Brian O'Driscoll has tipped Connacht's Robbie Henshaw to succeed him at outside centre for Ireland.
Henshaw, 20, has impressed for his province this season and O'Driscoll believes he can be Ireland's next "seasoned campaigner" in the No. 13 shirt.
"Robbie is a very, very talented young lad, who is a great listener, a really good young talent, and really good lad too," said O'Driscoll.
"I think he has all the attributes to be a seasoned campaigner for Ireland for many, many years.
"And then you have the beauty of guys who have played there before in Luke Fitzgerald, someone like Jared Payne who qualifies in November.
"As 13s absolutely Robbie and Darren Cave are well-placed; we've an abundance of talent coming through.
"I think it's testament to Darren, who has not been in the frame for a while, but keeping an eye on his form for Ulster he's been playing extremely well.
"So I think we're in a good place with guys coming through, and in no time no one will remember me!"
O'Driscoll is set to surpass George Gregan's world-record haul of 139 Test caps in Saturday's Six Nations meeting with Italy.

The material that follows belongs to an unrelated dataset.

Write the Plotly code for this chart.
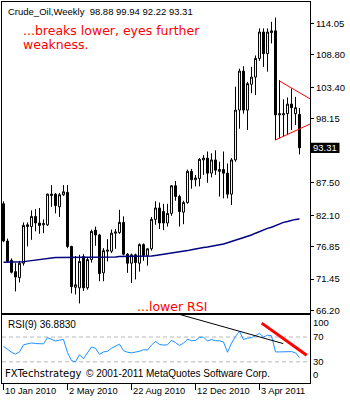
import pandas as pd
import plotly.graph_objects as go

# ---------------- data ----------------
weeks = pd.date_range("2010-01-10", periods=75, freq="7D")

opens = [84.0, 77.8, 74.6, 72.7, 71.7, 74.1, 80.2, 80.2, 81.9, 80.8,
         80.5, 80.5, 85.6, 85.6, 83.5, 85.5, 85.9, 76.9, 70.1, 70.0,
         75.2, 70.0, 74.7, 79.6, 78.8, 72.5, 76.1, 76.1, 79.1, 79.2,
         80.9, 75.6, 74.1, 75.5, 74.1, 77.2, 75.4, 76.5, 81.4, 83.3,
         82.7, 80.8, 82.4, 87.0, 85.2, 82.6, 84.2, 89.4, 88.0, 88.2,
         91.3, 91.6, 89.1, 91.3, 89.4, 89.7, 89.1, 85.6, 91.3, 99.6,
         106.1, 99.6, 103.9, 105.1, 108.2, 112.6, 109.0, 112.5, 112.8, 98.8,
         98.8, 99.0, 100.6, 99.0, 98.88]
highs = [84.4, 78.2, 74.9, 74.1, 74.5, 80.9, 80.9, 82.9, 83.1, 83.3,
         81.4, 85.7, 87.1, 85.8, 85.8, 87.1, 87.1, 77.0, 75.3, 75.5,
         75.6, 75.0, 79.7, 80.2, 79.0, 76.6, 78.1, 79.7, 79.8, 83.0,
         81.9, 75.8, 75.7, 75.7, 77.4, 77.4, 76.6, 81.8, 84.4, 84.2,
         84.0, 84.0, 87.1, 87.8, 85.5, 84.5, 89.7, 89.8, 88.8, 91.6,
         92.1, 92.7, 92.4, 92.9, 91.0, 92.7, 90.7, 91.6, 103.5, 106.5,
         106.9, 104.3, 106.8, 108.7, 113.2, 113.2, 113.2, 114.3, 115.0, 104.6,
         101.4, 101.7, 103.2, 101.8, 99.94]
lows = [77.6, 74.2, 72.4, 69.4, 70.9, 73.7, 76.9, 78.0, 79.4, 79.0,
        79.1, 80.3, 83.5, 82.4, 81.8, 85.3, 76.6, 69.1, 68.9, 67.4,
        69.5, 69.7, 74.2, 77.0, 71.1, 71.1, 74.4, 75.8, 76.5, 79.0,
        75.4, 72.5, 70.8, 71.4, 72.7, 74.5, 73.7, 76.2, 80.5, 79.8,
        79.6, 80.2, 82.0, 84.5, 80.2, 80.6, 84.0, 86.5, 86.9, 86.9,
        88.8, 87.5, 88.4, 88.8, 85.2, 84.9, 84.9, 83.8, 91.0, 96.5,
        99.0, 96.3, 102.4, 102.1, 107.8, 106.8, 106.0, 110.7, 94.6, 94.9,
        95.2, 95.5, 96.3, 97.1, 92.22]
closes = [77.8, 74.4, 72.6, 71.8, 74.1, 80.4, 80.5, 81.9, 80.8, 80.4,
          80.7, 85.6, 85.4, 83.7, 85.5, 86.0, 76.9, 70.2, 70.5, 74.4,
          70.0, 74.7, 79.4, 78.8, 72.4, 76.2, 76.3, 79.1, 79.3, 80.9,
          75.6, 74.1, 75.5, 74.2, 77.2, 75.4, 76.5, 81.4, 83.3, 80.8,
          80.8, 82.4, 87.0, 85.2, 82.7, 84.2, 89.4, 88.0, 88.3, 91.4,
          91.6, 89.1, 91.3, 89.6, 89.7, 89.1, 85.6, 91.3, 99.6, 106.1,
          99.6, 104.0, 105.1, 108.2, 112.6, 109.0, 112.6, 112.8, 98.8, 99.0,
          99.0, 100.6, 100.0, 100.0, 93.31]
ma = [74.25, 74.25, 74.27, 74.3, 74.3, 74.35, 74.45, 74.55, 74.6, 74.7,
      74.8, 74.9, 75.0, 75.05, 75.05, 75.05, 75.05, 75.05, 75.05, 75.05,
      75.05, 75.05, 75.05, 75.05, 75.05, 75.1, 75.1, 75.15, 75.15, 75.2,
      75.2, 75.2, 75.2, 75.2, 75.2, 75.2, 75.25, 75.3, 75.4, 75.5,
      75.6, 75.7, 75.8, 75.85, 75.9, 76.0, 76.2, 76.35, 76.5, 76.6,
      76.7, 76.8, 76.9, 77.0, 77.1, 77.3, 77.5, 77.7, 77.9, 78.1,
      78.3, 78.6, 78.8, 79.1, 79.4, 79.7, 79.9, 80.1, 80.4, 80.7,
      80.9, 81.05, 81.25, 81.4, 81.45]
rsi = [55, 50, 45.5, 42.5, 46, 57.5, 59, 60.5, 59.5, 59.5,
       59, 69, 66, 63.5, 65, 66, 45, 32, 30, 41.5,
       35, 44, 54, 52, 42, 46, 47, 52, 55, 58.5,
       48, 45.5, 44.5, 45.5, 47, 49.5, 49, 57, 63, 58,
       57, 57.5, 64.5, 61, 56.5, 60, 66.5, 64, 64.5, 69.5,
       70, 63.5, 66, 64, 64, 62, 45.5, 60, 71, 79,
       66, 68, 69, 72, 76, 70, 73, 72, 46, 46,
       46.5, 47, 46.5, 44.5, 36.88]

price_ticks = [114.05, 108.80, 103.40, 98.15, 87.50, 82.10, 76.85, 71.45, 66.20]
date_ticks = ["2010-01-10", "2010-05-02", "2010-08-22", "2010-12-12", "2011-04-03"]
date_labels = ["10 Jan 2010", "2 May 2010", "22 Aug 2010", "12 Dec 2010", "3 Apr 2011"]
rsi_levels = [70, 30]
rsi_tick_text = ["100", "70", "30", "0"]
last_price = 93.31
rsi_last = 36.8830
header = "Crude_Oil,Weekly\u00a0\u00a098.88 99.94 92.22 93.31"

# hand-drawn lines: (week offset from first bar, value)
upper_tri = [(68.95, 104.47), (76.625, 101.47)]
lower_tri = [(67.95, 94.62), (76.625, 97.27)]
rsi_black = [(42.05, 110.0), (69.95, 59.4)]
rsi_red = [(64.55, 92.4), (75.8, 40.7)]

# ---------------- layout helpers ----------------
W, H = 350, 400
ML, MR, MT, MB = 2, 40, 2, 17
PW, PH = W - ML - MR, H - MT - MB


def wk(b):
    return weeks[0] + pd.Timedelta(days=7 * b)


def py(pix):
    return (H - MB - pix) / PH


def px(pix):
    return (pix - ML) / PW


FONT = "Liberation Sans"

fig = go.Figure()
fig.add_trace(go.Candlestick(
    x=weeks, open=opens, high=highs, low=lows, close=closes,
    increasing=dict(line=dict(color="black", width=1), fillcolor="white"),
    decreasing=dict(line=dict(color="black", width=1), fillcolor="black"),
    whiskerwidth=0, xaxis="x", yaxis="y", showlegend=False,
))
fig.add_trace(go.Scatter(x=weeks, y=ma, mode="lines",
                         line=dict(color="#000080", width=1.5),
                         xaxis="x", yaxis="y", showlegend=False))
fig.add_trace(go.Scatter(x=weeks, y=rsi, mode="lines",
                         line=dict(color="#1E90FF", width=1),
                         xaxis="x2", yaxis="y2", showlegend=False))

xr = [wk(-0.375), wk(76.625)]
axis_common = dict(showline=True, mirror=True, linecolor="black", linewidth=1,
                   showgrid=False, zeroline=False)

shapes = []
for lvl in rsi_levels:
    shapes.append(dict(type="line", xref="x2 domain", yref="y2", x0=0, x1=1,
                       y0=lvl, y1=lvl, line=dict(color="#B8B8B8", width=1, dash="4px,3px"),
                       layer="below"))
for seg, ax, color, width in [(upper_tri, ("x", "y"), "red", 1),
                              (lower_tri, ("x", "y"), "red", 1),
                              (rsi_black, ("x2", "y2"), "black", 1),
                              (rsi_red, ("x2", "y2"), "red", 3)]:
    (b0, v0), (b1, v1) = seg
    shapes.append(dict(type="line", xref=ax[0], yref=ax[1], x0=wk(b0), y0=v0,
                       x1=wk(b1), y1=v1, line=dict(color=color, width=width)))
# current price box
shapes.append(dict(type="rect", xref="paper", yref="y", x0=px(311), x1=px(339.5),
                   y0=last_price - 0.85, y1=last_price + 0.85,
                   fillcolor="black", line=dict(width=0)))

ann = []
ann.append(dict(text=header, x=px(6), y=py(11.5), xref="paper", yref="paper",
                xanchor="left", yanchor="middle", showarrow=False,
                font=dict(family=FONT, size=9.5, color="black")))
ann.append(dict(text="...breaks lower, eyes further", x=px(20.5), y=py(30.7),
                xref="paper", yref="paper", xanchor="left", yanchor="middle",
                showarrow=False, font=dict(family="DejaVu Sans", size=12.5, color="red")))
ann.append(dict(text="weakness.", x=px(20.5), y=py(45),
                xref="paper", yref="paper", xanchor="left", yanchor="middle",
                showarrow=False, font=dict(family="DejaVu Sans", size=12.5, color="red")))
ann.append(dict(text="...lower RSI", x=px(135), y=py(306.4),
                xref="paper", yref="paper", xanchor="left", yanchor="middle",
                showarrow=False, font=dict(family="DejaVu Sans", size=12.5, color="red")))
ann.append(dict(text=f"RSI(9) {rsi_last:.4f}", x=px(5.5), y=py(324.8),
                xref="paper", yref="paper", xanchor="left", yanchor="middle",
                showarrow=False, font=dict(family=FONT, size=10, color="black")))
ann.append(dict(text="FXTechstrategy", x=px(3), y=py(373.9),
                xref="paper", yref="paper", xanchor="left", yanchor="middle",
                showarrow=False, font=dict(family="DejaVu Sans", size=10, color="black")))
ann.append(dict(text="\u00a9 2001-2011 MetaQuotes Software Corp.", x=px(84), y=py(373.8),
                xref="paper", yref="paper", xanchor="left", yanchor="middle",
                showarrow=False, font=dict(family=FONT, size=10, color="black")))
for d, lab in zip(date_ticks, date_labels):
    ann.append(dict(text=lab, x=d, y=py(390.8), xref="x2", yref="paper",
                    xanchor="left", yanchor="middle", showarrow=False, xshift=-1,
                    font=dict(family=FONT, size=9.3, color="black")))
ann.append(dict(text=f"{last_price:.2f}", x=px(325), y=last_price, xref="paper", yref="y",
                xanchor="center", yanchor="middle", showarrow=False,
                font=dict(family=FONT, size=9.5, color="white")))

fig.update_layout(
    width=W, height=H, margin=dict(l=ML, r=MR, t=MT, b=MB),
    paper_bgcolor="white", plot_bgcolor="white",
    font=dict(family=FONT, size=9.5, color="black"),
    showlegend=False,
    xaxis=dict(domain=[0, 1], anchor="y", type="date", range=xr,
               showticklabels=False, ticks="", rangeslider=dict(visible=False),
               **axis_common),
    yaxis=dict(domain=[py(313), 1], anchor="x", side="right",
               range=[65.81, 117.60], tickmode="array", tickvals=price_ticks,
               tickformat=".2f", ticks="outside", ticklen=3, tickcolor="black",
               tickfont=dict(family=FONT, size=9.5), **axis_common),
    xaxis2=dict(domain=[0, 1], anchor="y2", type="date", range=xr,
                tickmode="array", tickvals=date_ticks, showticklabels=False,
                ticks="outside", ticklen=6, tickcolor="black",
                rangeslider=dict(visible=False), **axis_common),
    yaxis2=dict(domain=[0, py(314.5)], anchor="x2", side="right",
                range=[-4.1, 106.3], tickmode="array", tickvals=[93, 70, 30, 8.7],
                ticktext=rsi_tick_text, ticks="", tickfont=dict(family=FONT, size=9.5),
                **axis_common),
    shapes=shapes, annotations=ann,
)

fig.write_html("out.html")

The 35-year-old admitted he thought last March's 13-13 draw with France in Dublin would prove his final Ireland turn on home soil.
Three-quarters of his bonus season later, the decorated British and Irish Lion finds it easier to shrug off the emotions of retirement the second time around.
Ireland can still pinch the Six Nations title, and O'Driscoll is refusing to focus on anything else.
"It doesn't feel any different, it's just hard: you just want to get on with it," he said.
"I'm excited about it being a last home game, for sure, in that it will be one to remember.
"But at the same time and more importantly it's an opportunity to put ourselves in an opportunity to win the Six Nations.
"I really won't think too much on the final games until it's done and dusted, and there'll be plenty of time to reflect on it afterwards.
"There was emotion last year; against France I did at the time think that was going to be it. But a couple of different factors convinced me to play on for another year.
"I'm not really that emotional a person, and so I won't allow the build-up to affect me. Whatever emotions you do have after that will happen organically.
"Sure aspects will be difficult and I'll be sad, but I can't wait.
"There is no individual feeling, there really isn't. I've never been one for great sentiment. There's always time to reflect afterwards, and that's the time to do it. The team is the absolute priority.
"There will be no extra emphasis made from anyone, other than an opportunity to give ourselves a final-day showdown with France."